The company currently supplies the DoD with chips from its Fab 10 site in East Fishkill, New York, and Fab 9 in Burlington, Vermont.

"This agreement with Global Foundries is just one step the Department of Defense is taking to ensure the US sustains the microelectronics manufacturing capability necessary for national and economic security," the DoD said.

Legislation

Two key pieces of legislation were merged into the 2020 National Defence Authorisation Act (NDAA), which passed into law at the end of last year — the Creating Helpful Incentives to Produce Semiconductors (CHIPS) for America Act, and the American Foundries Act of 2020. Along with a 40pc tax credit for semiconductor equipment and facilities, and $7bn for advanced research and development over five years, the legislation provides for $10bn in grants to attract manufacturing capacity to the US.

GF is the largest US foundry and ranks among the top three in the world. The largest globally is Taiwan's TSMC, which has over 50pc of the foundry market and meets a large share of the world's demand for chips.

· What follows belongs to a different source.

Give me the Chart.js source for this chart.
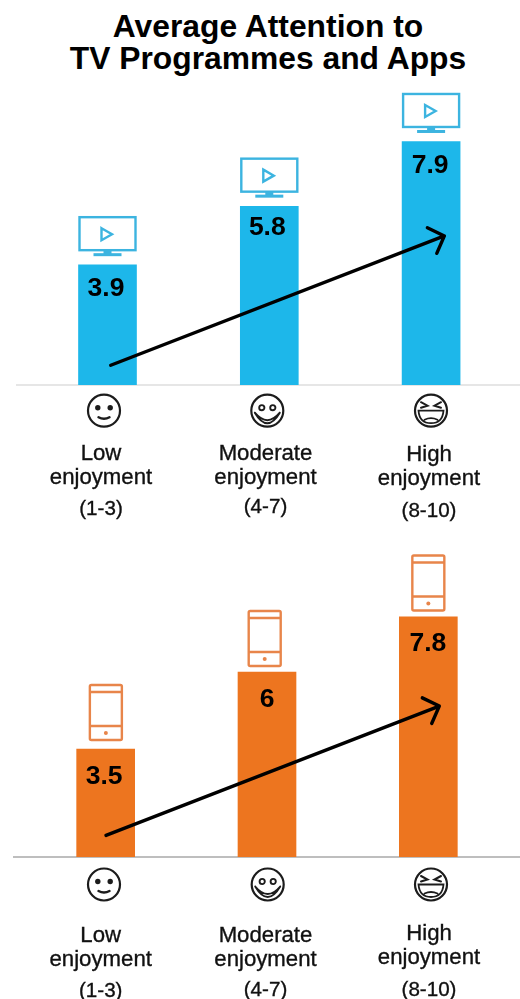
<!DOCTYPE html>
<html>
<head>
<meta charset="utf-8">
<title>Average Attention to TV Programmes and Apps</title>
<script src="https://cdn.jsdelivr.net/npm/chart.js@4/dist/chart.umd.min.js"></script>
<style>
  html, body { margin: 0; padding: 0; background: #fff; overflow: hidden; }
  #page { position: relative; width: 520px; height: 999px; }
  h1 {
    position: absolute; left: 0; top: 10px; width: 536px; margin: 0;
    font: bold 31.8px/32px "Liberation Sans", Arial, sans-serif;
    text-align: center; color: #000;
  }
  canvas { position: absolute; left: 0; }
</style>
</head>
<body>
<div id="page">
  <h1>Average Attention to<br>TV Programmes and Apps</h1>
  <canvas id="tvChart" width="520" height="470" style="top:60px"></canvas>
  <canvas id="appChart" width="520" height="459" style="top:540px"></canvas>
</div>
<script>
// 数据
const categories = ['Low enjoyment', 'Moderate enjoyment', 'High enjoyment'];
const categoryLines = [['Low', 'enjoyment', '(1-3)'], ['Moderate', 'enjoyment', '(4-7)'], ['High', 'enjoyment', '(8-10)']];
const tvValues = [3.9, 5.8, 7.9];
const appValues = [3.5, 6, 7.8];
// 箭头端点（类别位置, 数值）
const tvArrow = [[0.02, 0.64], [2.082, 4.84]];
const appArrow = [[0.002, 0.7], [2.068, 4.9]];

const TV_BLUE = '#1db7ea';
const TV_ICON = '#3cb4e0';
const APP_ORANGE = '#ed751f';
const APP_ICON = '#e8854a';
const INK = '#111';

function drawTv(ctx, bar) {
  const left = bar.x - 28, top = bar.y - 47.7;
  ctx.strokeStyle = TV_ICON;
  ctx.fillStyle = TV_ICON;
  ctx.lineWidth = 2.4;
  ctx.strokeRect(left, top, 56, 33);
  ctx.fillRect(bar.x - 4, top + 33, 8, 4);
  ctx.fillRect(bar.x - 14, top + 36, 28, 3);
  // 播放按钮
  const cx = bar.x - 1, cy = top + 17;
  ctx.beginPath();
  ctx.moveTo(cx - 5, cy - 6);
  ctx.lineTo(cx + 5.5, cy);
  ctx.lineTo(cx - 5, cy + 6);
  ctx.closePath();
  ctx.stroke();
}

function drawPhone(ctx, bar, offset) {
  const left = bar.x - 16 + offset.x, top = bar.y + offset.y;
  ctx.strokeStyle = APP_ICON;
  ctx.fillStyle = APP_ICON;
  ctx.lineWidth = 2.4;
  ctx.beginPath();
  ctx.roundRect(left, top, 32, 55, 1.5);
  ctx.moveTo(left, top + 7);
  ctx.lineTo(left + 32, top + 7);
  ctx.moveTo(left, top + 41);
  ctx.lineTo(left + 32, top + 41);
  ctx.stroke();
  ctx.beginPath();
  ctx.arc(left + 16, top + 48, 2, 0, Math.PI * 2);
  ctx.fill();
}

function drawFace(ctx, kind, cx, cy) {
  ctx.save();
  ctx.translate(cx, cy);
  ctx.strokeStyle = '#1c1c1c';
  ctx.fillStyle = '#1c1c1c';
  ctx.lineWidth = 2.2;
  ctx.lineCap = 'round';
  ctx.beginPath();
  ctx.arc(0, 0, 16, 0, Math.PI * 2);
  ctx.stroke();
  if (kind === 0) {
    [-6.2, 6.2].forEach(x => {
      ctx.beginPath();
      ctx.arc(x, -3, 2.7, 0, Math.PI * 2);
      ctx.fill();
    });
    ctx.lineWidth = 2.4;
    ctx.beginPath();
    ctx.moveTo(-5.5, 6.5);
    ctx.quadraticCurveTo(0, 9.5, 5.5, 6.5);
    ctx.stroke();
  } else if (kind === 1) {
    ctx.lineWidth = 1.9;
    [-5.5, 5.5].forEach(x => {
      ctx.beginPath();
      ctx.arc(x, -3, 2.6, 0, Math.PI * 2);
      ctx.stroke();
    });
    ctx.beginPath();
    ctx.moveTo(-12.5, 2);
    ctx.quadraticCurveTo(0, 23, 12.5, 2);
    ctx.moveTo(-12.5, 2);
    ctx.quadraticCurveTo(0, 17, 12.5, 2);
    ctx.stroke();
  } else {
    ctx.lineWidth = 2;
    ctx.beginPath();
    ctx.moveTo(-10, -8.5);
    ctx.lineTo(-3.5, -5);
    ctx.lineTo(-10, -3);
    ctx.moveTo(10, -8.5);
    ctx.lineTo(3.5, -5);
    ctx.lineTo(10, -3);
    ctx.stroke();
    ctx.lineWidth = 1.8;
    ctx.beginPath();
    ctx.moveTo(-12.5, 0);
    ctx.lineTo(12.5, 0);
    ctx.quadraticCurveTo(11.5, 12.5, 0, 12.5);
    ctx.quadraticCurveTo(-11.5, 12.5, -12.5, 0);
    ctx.closePath();
    ctx.moveTo(-6.5, 9);
    ctx.quadraticCurveTo(0, 6, 6.5, 9);
    ctx.stroke();
  }
  ctx.restore();
}

// 基线、图标、数值标签、表情、箭头都挂在同一个插件上
const decorPlugin = {
  id: 'decor',
  beforeDatasetsDraw(chart, args, opts) {
    const { ctx, scales: { y } } = chart;
    ctx.save();
    ctx.strokeStyle = opts.axisColor;
    ctx.lineWidth = 1.6;
    ctx.beginPath();
    ctx.moveTo(opts.axisStart, y.getPixelForValue(0));
    ctx.lineTo(520, y.getPixelForValue(0));
    ctx.stroke();
    ctx.restore();
  },
  afterDatasetsDraw(chart, args, opts) {
    const { ctx, scales: { x, y } } = chart;
    const bars = chart.getDatasetMeta(0).data;
    const values = chart.data.datasets[0].data;
    const base = y.getPixelForValue(0);

    ctx.save();
    bars.forEach((bar, i) => {
      if (opts.icon === 'tv') drawTv(ctx, bar);
      else drawPhone(ctx, bar, opts.iconOffsets[i]);

      // 数值标签
      ctx.fillStyle = '#000';
      ctx.font = 'bold 26.5px "Liberation Sans", Arial, sans-serif';
      ctx.textAlign = 'center';
      ctx.textBaseline = 'alphabetic';
      ctx.fillText(String(values[i]), bar.x + opts.valueOffsets[i].x, bar.y + opts.valueOffsets[i].y);

      // 表情和类别文字，括号那一行字号略小
      drawFace(ctx, i, opts.faceX[i], base + opts.faceDy);
      ctx.fillStyle = INK;
      ctx.strokeStyle = INK;
      ctx.lineWidth = 0.35;
      categoryLines[i].forEach((line, n) => {
        ctx.font = (n === 2 ? '20.6px' : '22.2px') + ' "Liberation Sans", Arial, sans-serif';
        ctx.fillText(line, opts.textX[i], base + opts.textDy[i][n]);
        ctx.strokeText(line, opts.textX[i], base + opts.textDy[i][n]);
      });
    });

    // 趋势箭头
    const [from, to] = opts.arrow;
    const tipX = x.getPixelForValue(to[0]), tipY = y.getPixelForValue(to[1]);
    ctx.strokeStyle = '#000';
    ctx.lineWidth = 3.4;
    ctx.lineCap = 'round';
    ctx.lineJoin = 'round';
    ctx.beginPath();
    ctx.moveTo(x.getPixelForValue(from[0]), y.getPixelForValue(from[1]));
    ctx.lineTo(tipX, tipY);
    ctx.moveTo(tipX - 17, tipY - 8.2);
    ctx.lineTo(tipX, tipY);
    ctx.lineTo(tipX - 7.6, tipY + 17.4);
    ctx.stroke();
    ctx.restore();
  }
};

function createChart(canvasId, values, color, padding, decor) {
  return new Chart(document.getElementById(canvasId), {
    type: 'bar',
    data: {
      labels: categories,
      datasets: [{ data: values, backgroundColor: color, barThickness: 58, borderWidth: 0 }]
    },
    plugins: [decorPlugin],
    options: {
      responsive: false,
      animation: false,
      layout: { padding },
      plugins: { legend: { display: false }, tooltip: { enabled: false }, decor },
      scales: {
        x: { display: false },
        y: { display: false, min: 0, max: 10 }
      }
    }
  });
}

createChart('tvChart', tvValues, TV_BLUE, { left: 26.6, right: 8, top: 17, bottom: 145 }, {
  icon: 'tv',
  axisColor: '#dedede',
  axisStart: 16,
  arrow: tvArrow,
  valueOffsets: [{ x: -1.5, y: 31 }, { x: -2, y: 28.5 }, { x: -1, y: 31 }],
  faceX: [104, 267.3, 431],
  faceDy: 25.7,
  textX: [101, 265.5, 429],
  textDy: [[75, 99, 130], [75, 98.5, 127.5], [76, 99.5, 131.5]]
});

createChart('appChart', appValues, APP_ORANGE, { left: 25, right: 11, top: 9, bottom: 142 }, {
  icon: 'phone',
  iconOffsets: [{ x: 0.2, y: -64.2 }, { x: -2.3, y: -61.2 }, { x: 0, y: -61.2 }],
  axisColor: '#a8a8a8',
  axisStart: 13,
  arrow: appArrow,
  valueOffsets: [{ x: -1.5, y: 35 }, { x: 0, y: 34.5 }, { x: -0.5, y: 34 }],
  faceX: [104, 267.7, 431],
  faceDy: 27.5,
  textX: [100.7, 265.5, 429],
  textDy: [[85, 109, 140], [85, 109, 139], [83, 106.5, 139]]
});
</script>
</body>
</html>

The US still dominates in design, but the gap is closing and the ability to manufacture chips is increasingly critical. The high cost of building new manufacturing capacity, with large advanced fabrication plants costing up to $20bn, has led to a separation of the design and manufacturing processes across a large swathe of the industry — the so-called fabless-foundry model. The US share of global manufacturing capacity is forecast to fall to 6pc by the end of this decade without more investment.

Taiwan accounts for 22pc of global manufacturing capacity, followed by South Korea with 21pc, and China and Japan with 15pc each. The US has just 12pc, down from 40pc in the 1990s.